Born around 1955, Michael Tollin grew up in a sports-obsessed family in Philadelphia. Michael started his career in the entertainment industry making films about sports and children's programs, earning three Emmys. His documentary "Hank Aaron: Chasing the Dream" was nominated for an Oscar and won a Peabody Award.

He later pushed the Tollin/Robbins series "Arli$$," about an ethically challenged sports agent, which just completed a seven-year run on HBO.

When Brian Robbins needed a producer for the first show he created (sports stars against celebrities in a basketball tournament on Maui), he called Robbie Rowe, an Emmy award-winning producer. Robbie handed the phone to her husband Michael Tollin. The two men hit it off and have been in business together eversince.

In 1995, Tollins and Robbins created "All That," a successful children's version of "Saturday Night Live," for Nickelodeon.

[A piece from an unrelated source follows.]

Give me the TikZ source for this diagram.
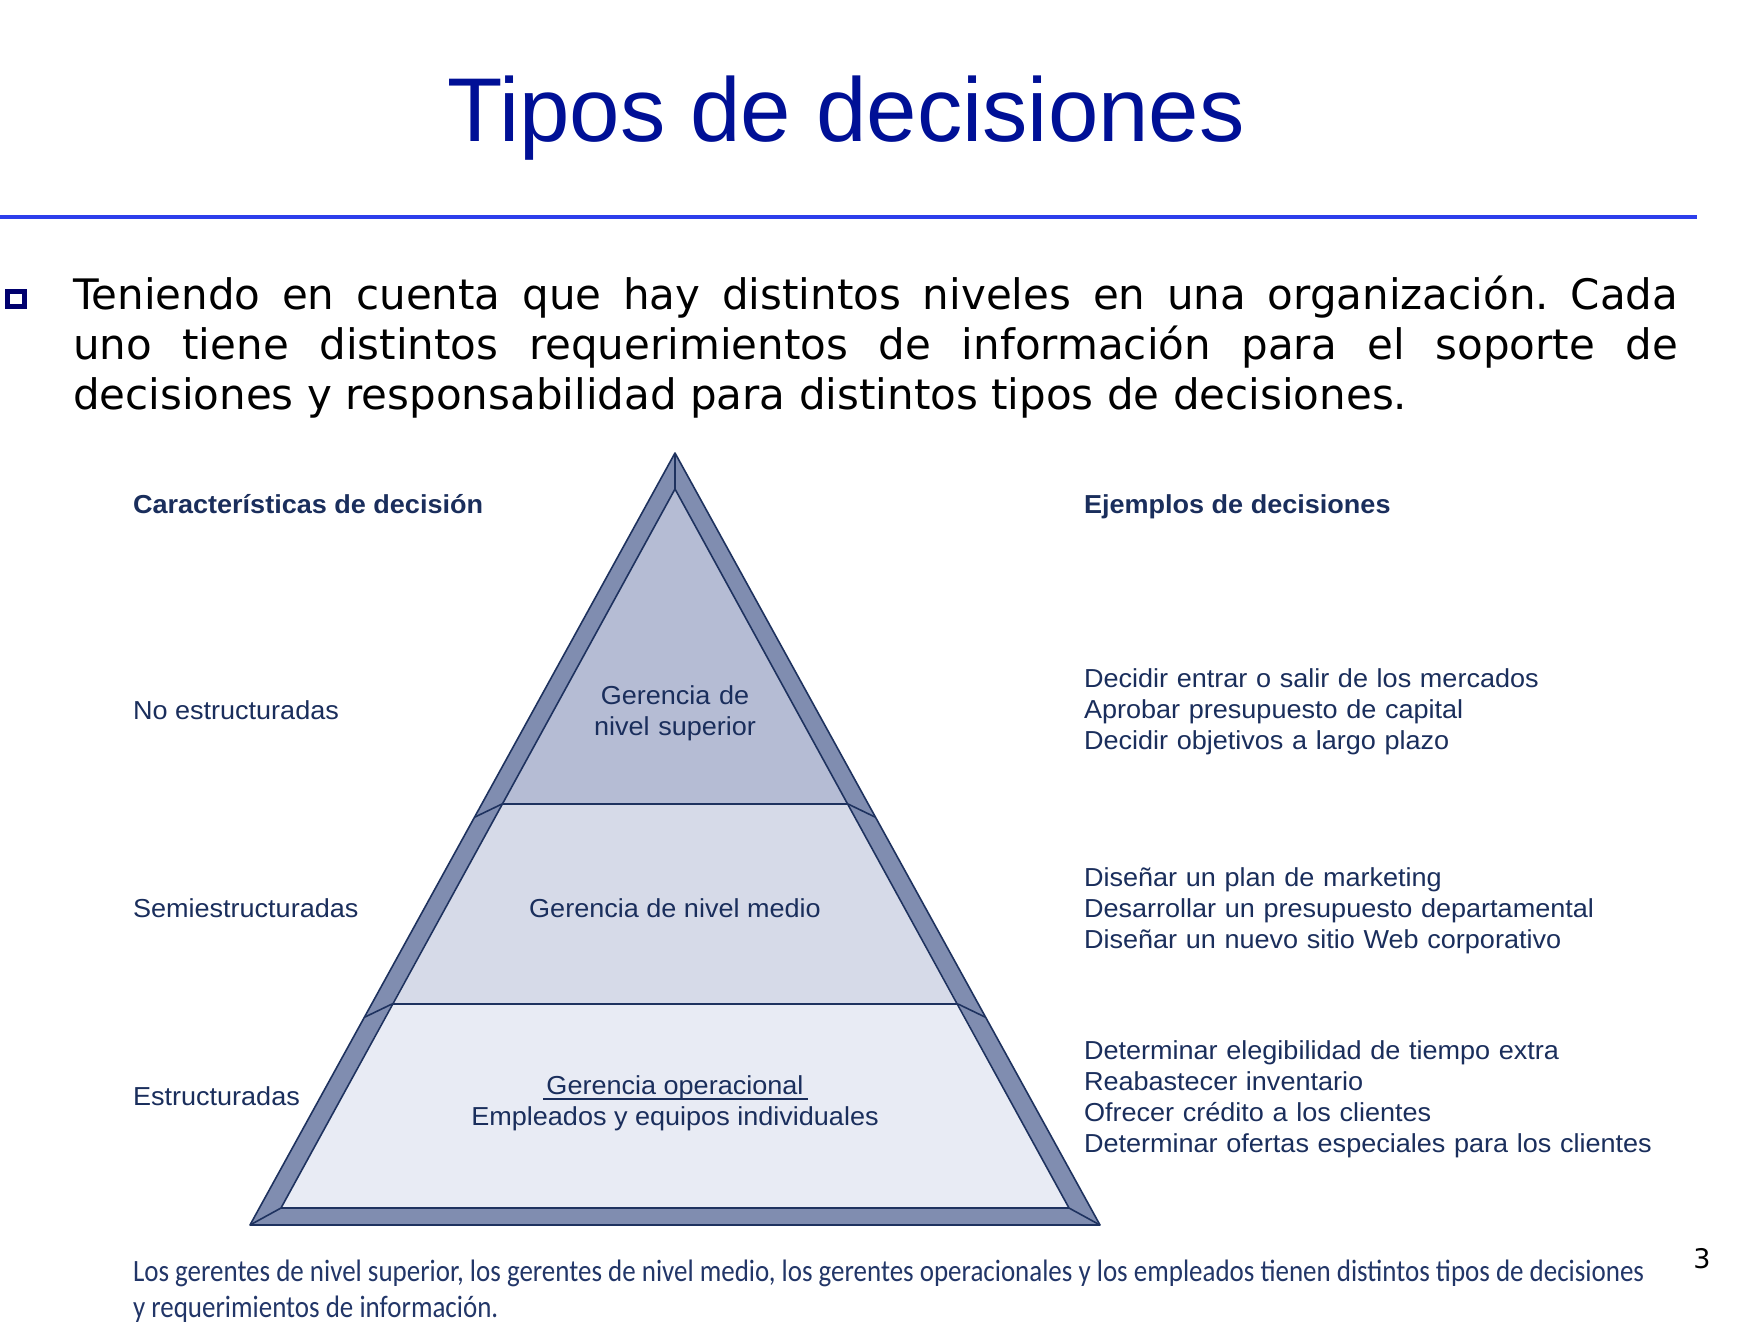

Now, they program the channel's entire Saturday prime-time lineup. (NYT 12/1/02)

Tollins-Robbins also make films, which earn better box office than reviews. Their first film appeared in 1997 when Paramount asked them to expand a sketch from Nickelodeon into the movie "Good Burger." It came out five months later grossed $24 million at the box office from a budget of $8.5 million.

They next made Varsity Blues, which grossed $53 million box office from a $15 million budget.

Warner Brothers, which started the teenager-oriented WB network, signed Tollin/Robbins to a development deal - giving the producers freedom and money to develop projects and shop them to any network. So far they've only made shows for WB, including Smallville.

Brian and Michael have a good reputation for courtesy and honesty.